Anh Nguyet Tran v. Bank of New York
This text of 592 F. App'x 24 (Anh Nguyet Tran v. Bank of New York) is published on Counsel Stack Legal Research, covering Court of Appeals for the Second Circuit primary law. Counsel Stack provides free access to over 12 million legal documents including statutes, case law, regulations, and constitutions.
Opinion
SUMMARY ORDER
Plaintiffs-Appellants appeal from the March 26, 2014 judgment of the United States District Court for the Southern District of New York (Patterson, J.) granting the motion to dismiss of Defendants-Ap-pellees on the basis that Plaintiffs lacked standing to bring any claim based on alleged breaches of Pooling and Servicing Agreements to which they were neither parties nor intended third-party beneficiaries. We assume the parties’ familiarity with the underlying facts, procedural history, and specification of issues for review.

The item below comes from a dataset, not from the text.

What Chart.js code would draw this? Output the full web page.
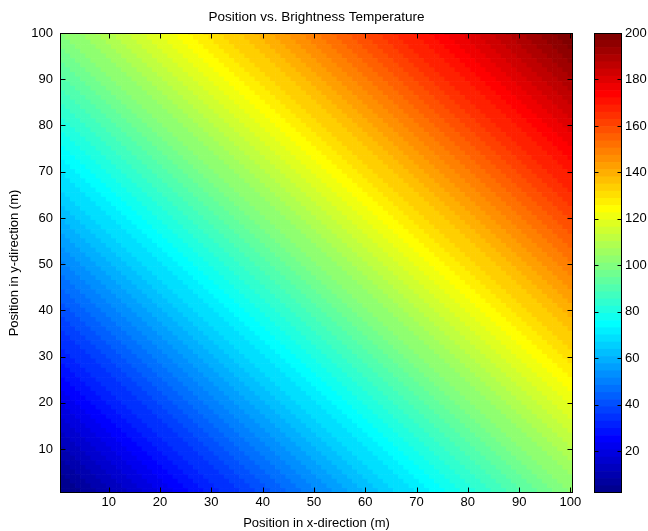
<!DOCTYPE html>
<html>
<head>
<meta charset="utf-8">
<script src="https://cdn.jsdelivr.net/npm/chart.js@4.4.1/dist/chart.umd.min.js"></script>
<style>
  html, body { margin: 0; padding: 0; background: #fff; }
  #wrap { position: relative; width: 648px; height: 531px; }
  canvas { position: absolute; top: 0; }
  #heat { left: 0; }
  #cbar { left: 560px; }
</style>
</head>
<body>
<div id="wrap">
  <canvas id="heat" width="648" height="531"></canvas>
  <canvas id="cbar" width="88" height="531"></canvas>
</div>
<script>
// grid positions (m)
const xPositions = [
  1, 2, 3, 4, 5, 6, 7, 8, 9, 10, 11, 12, 13, 14, 15, 16, 17, 18, 19, 20,
  21, 22, 23, 24, 25, 26, 27, 28, 29, 30, 31, 32, 33, 34, 35, 36, 37, 38, 39, 40,
  41, 42, 43, 44, 45, 46, 47, 48, 49, 50, 51, 52, 53, 54, 55, 56, 57, 58, 59, 60,
  61, 62, 63, 64, 65, 66, 67, 68, 69, 70, 71, 72, 73, 74, 75, 76, 77, 78, 79, 80,
  81, 82, 83, 84, 85, 86, 87, 88, 89, 90, 91, 92, 93, 94, 95, 96, 97, 98, 99, 100
];
const yPositions = [
  1, 2, 3, 4, 5, 6, 7, 8, 9, 10, 11, 12, 13, 14, 15, 16, 17, 18, 19, 20,
  21, 22, 23, 24, 25, 26, 27, 28, 29, 30, 31, 32, 33, 34, 35, 36, 37, 38, 39, 40,
  41, 42, 43, 44, 45, 46, 47, 48, 49, 50, 51, 52, 53, 54, 55, 56, 57, 58, 59, 60,
  61, 62, 63, 64, 65, 66, 67, 68, 69, 70, 71, 72, 73, 74, 75, 76, 77, 78, 79, 80,
  81, 82, 83, 84, 85, 86, 87, 88, 89, 90, 91, 92, 93, 94, 95, 96, 97, 98, 99, 100
];
// brightness temperature along each diagonal (cells with same x+y share a value),
// from the bottom-left corner cell to the top-right corner cell
const diagTemps = [
  2, 3, 4, 5, 6, 7, 8, 9, 10, 11, 12, 13, 14, 15, 16, 17, 18, 19, 20, 21,
  22, 23, 24, 25, 26, 27, 28, 29, 30, 31, 32, 33, 34, 35, 36, 37, 38, 39, 40, 41,
  42, 43, 44, 45, 46, 47, 48, 49, 50, 51, 52, 53, 54, 55, 56, 57, 58, 59, 60, 61,
  62, 63, 64, 65, 66, 67, 68, 69, 70, 71, 72, 73, 74, 75, 76, 77, 78, 79, 80, 81,
  82, 83, 84, 85, 86, 87, 88, 89, 90, 91, 92, 93, 94, 95, 96, 97, 98, 99, 100, 101,
  102, 103, 104, 105, 106, 107, 108, 109, 110, 111, 112, 113, 114, 115, 116, 117, 118, 119, 120, 121,
  122, 123, 124, 125, 126, 127, 128, 129, 130, 131, 132, 133, 134, 135, 136, 137, 138, 139, 140, 141,
  142, 143, 144, 145, 146, 147, 148, 149, 150, 151, 152, 153, 154, 155, 156, 157, 158, 159, 160, 161,
  162, 163, 164, 165, 166, 167, 168, 169, 170, 171, 172, 173, 174, 175, 176, 177, 178, 179, 180, 181,
  182, 183, 184, 185, 186, 187, 188, 189, 190, 191, 192, 193, 194, 195, 196, 197, 198, 199, 200
];
const xTicks = [10, 20, 30, 40, 50, 60, 70, 80, 90, 100];
const yTicks = [10, 20, 30, 40, 50, 60, 70, 80, 90, 100];
const colorTicks = [20, 40, 60, 80, 100, 120, 140, 160, 180, 200];
const colorLimits = [2, 200];

const FONT = 'Liberation Sans, Arial, sans-serif';
const N_COLORS = 64;

// matlab style jet(m)
function jetMap(m) {
  const n = Math.ceil(m / 4);
  const u = [];
  for (let i = 1; i <= n; i++) u.push(i / n);
  for (let i = 1; i < n; i++) u.push(1);
  for (let i = n; i >= 1; i--) u.push(i / n);
  const shift = Math.ceil(n / 2) - (m % 4 === 1 ? 1 : 0);
  const cm = Array.from({ length: m }, () => [0, 0, 0]);
  u.forEach((v, k) => {
    const g = shift + k + 1, r = g + n, b = g - n;
    if (r >= 1 && r <= m) cm[r - 1][0] = v;
    if (g >= 1 && g <= m) cm[g - 1][1] = v;
    if (b >= 1 && b <= m) cm[b - 1][2] = v;
  });
  return cm.map(c => `rgb(${c.map(v => Math.round(v * 255)).join(',')})`);
}
const jet = jetMap(N_COLORS);

function colorFor(t) {
  const [lo, hi] = colorLimits;
  let i = Math.floor((t - lo) / (hi - lo) * N_COLORS);
  return jet[Math.max(0, Math.min(N_COLORS - 1, i))];
}

// black box + inward ticks, matlab look
function framePlugin(tickLen, showX) {
  return {
    id: 'frame',
    afterDatasetsDraw(chart) {
      const { ctx, chartArea: a, scales } = chart;
      const L = Math.round(a.left) + 0.5, R = Math.round(a.right) - 0.5;
      const T = Math.round(a.top) + 0.5, B = Math.round(a.bottom) - 0.5;
      ctx.save();
      ctx.strokeStyle = '#000';
      ctx.lineWidth = 1;
      ctx.beginPath();
      if (showX) {
        const sx = scales.x;
        sx.ticks.forEach((t, i) => {
          const px = Math.round(sx.getPixelForTick(i)) + 0.5;
          ctx.moveTo(px, B); ctx.lineTo(px, B - tickLen);
          ctx.moveTo(px, T); ctx.lineTo(px, T + tickLen);
        });
      }
      const sy = scales.y;
      sy.ticks.forEach((t, i) => {
        const py = Math.round(sy.getPixelForTick(i)) + 0.5;
        ctx.moveTo(L, py); ctx.lineTo(L + tickLen, py);
        ctx.moveTo(R, py); ctx.lineTo(R - tickLen, py);
      });
      ctx.stroke();
      ctx.strokeRect(L, T, R - L, B - T);
      ctx.restore();
    }
  };
}

// ---- heat map: one floating-bar row per y position ----
const heatSets = yPositions.map((y, j) => ({
  data: xPositions.map(() => [y - 0.5, y + 0.5]),
  backgroundColor: xPositions.map((x, i) => colorFor(diagTemps[i + j])),
  borderWidth: 0,
  grouped: false,
  barPercentage: 1,
  categoryPercentage: 1
}));

new Chart(document.getElementById('heat'), {
  type: 'bar',
  data: { labels: xPositions, datasets: heatSets },
  options: {
    responsive: false,
    animation: false,
    devicePixelRatio: 1,
    layout: { padding: { left: 0, right: 75, top: 0, bottom: 0 } },
    plugins: {
      legend: { display: false },
      tooltip: { enabled: false },
      title: {
        display: true,
        fullSize: false,
        text: 'Position vs. Brightness Temperature',
        color: '#000',
        font: { family: FONT, size: 13.5, weight: 'normal' },
        padding: { top: 9, bottom: 7.8 }
      }
    },
    scales: {
      x: {
        type: 'category',
        grid: { display: false, drawTicks: false },
        border: { display: false },
        afterBuildTicks: s => { s.ticks = xTicks.map(v => ({ value: xPositions.indexOf(v) })); },
        afterFit: s => { s.height = 38; },
        ticks: { autoSkip: false, maxRotation: 0, padding: 2, color: '#000', font: { family: FONT, size: 13 } },
        title: {
          display: true, text: 'Position in x-direction (m)', color: '#000',
          font: { family: FONT, size: 13 }, padding: { top: 0, bottom: 0 }
        }
      },
      y: {
        type: 'linear',
        min: 0.5,
        max: 100,
        grid: { display: false, drawTicks: false },
        border: { display: false },
        afterBuildTicks: s => { s.ticks = yTicks.map(v => ({ value: v })); },
        afterFit: s => { s.width = 60; },
        ticks: { padding: 7, color: '#000', font: { family: FONT, size: 13 } },
        title: {
          display: true, text: 'Position in y-direction (m)', color: '#000',
          font: { family: FONT, size: 13 }, padding: { top: 7, bottom: 0 }
        }
      }
    }
  },
  plugins: [framePlugin(5, true)]
});

// ---- colour bar ----
const [cLo, cHi] = colorLimits;
const barSets = jet.map((c, k) => ({
  data: [[cLo + k * (cHi - cLo) / N_COLORS, cLo + (k + 1) * (cHi - cLo) / N_COLORS]],
  backgroundColor: c,
  borderWidth: 0,
  grouped: false,
  barPercentage: 1,
  categoryPercentage: 1
}));

new Chart(document.getElementById('cbar'), {
  type: 'bar',
  data: { labels: ['T'], datasets: barSets },
  options: {
    responsive: false,
    animation: false,
    devicePixelRatio: 1,
    layout: { padding: { left: 34, right: 0, top: 33, bottom: 38 } },
    plugins: { legend: { display: false }, tooltip: { enabled: false } },
    scales: {
      x: { display: false },
      y: {
        type: 'linear',
        position: 'right',
        min: cLo,
        max: cHi,
        grid: { display: false, drawTicks: false },
        border: { display: false },
        afterBuildTicks: s => { s.ticks = colorTicks.map(v => ({ value: v })); },
        afterFit: s => { s.width = 26; },
        ticks: { padding: 3, color: '#000', font: { family: FONT, size: 13 } }
      }
    }
  },
  plugins: [framePlugin(4, false)]
});
</script>
</body>
</html>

“We review the district court’s grant of a motion to dismiss de novo, but may affirm on any basis supported by the record.” Coulter v. Morgan Stanley & Co., 753 F.3d 361, 366 (2d Cir.2014). We accept the factual allegations in plaintiffs’ complaint as true for purposes of reviewing the district court’s dismissal for failure to state a claim, or for lack of standing, to the extent that the dismissal was based on the pleadings. Rajamin v. Deutsche Bank Nat’l Trust Co., 757 F.3d 79, 81 (2d Cir.2014).
Here, Plaintiffs do not identify any basis for distinguishing their claim from the claim at issue in Rajamin, where this Court recently held that mortgagors, who were not trust beneficiaries, lacked constitutional and prudential standing to bring an action based on trustee conduct that allegedly contravened the trust instrument. Id. at 88. Rather, Plaintiffs request that we both reverse the district court and overrule, overturn, or modify our decision in Rajamin because Plaintiffs assert that those decisions improperly construed New York Estates, Powers, and Trusts Law § 7-2.4. It is well established that we are “bound by the decisions of prior panels until such time as they are overruled either by an en banc panel of our Court or by the Supreme Court.” United States v. Wilkerson, 361 F.3d 717, 732 (2d Cir.2004). We therefore decline the invitation to revisit this Court’s sound reasoning in Rajamin.
We have considered the remainder of Plaintiffs’ arguments and find them to be without merit. Accordingly, the judgment of the district court hereby is AFFIRMED.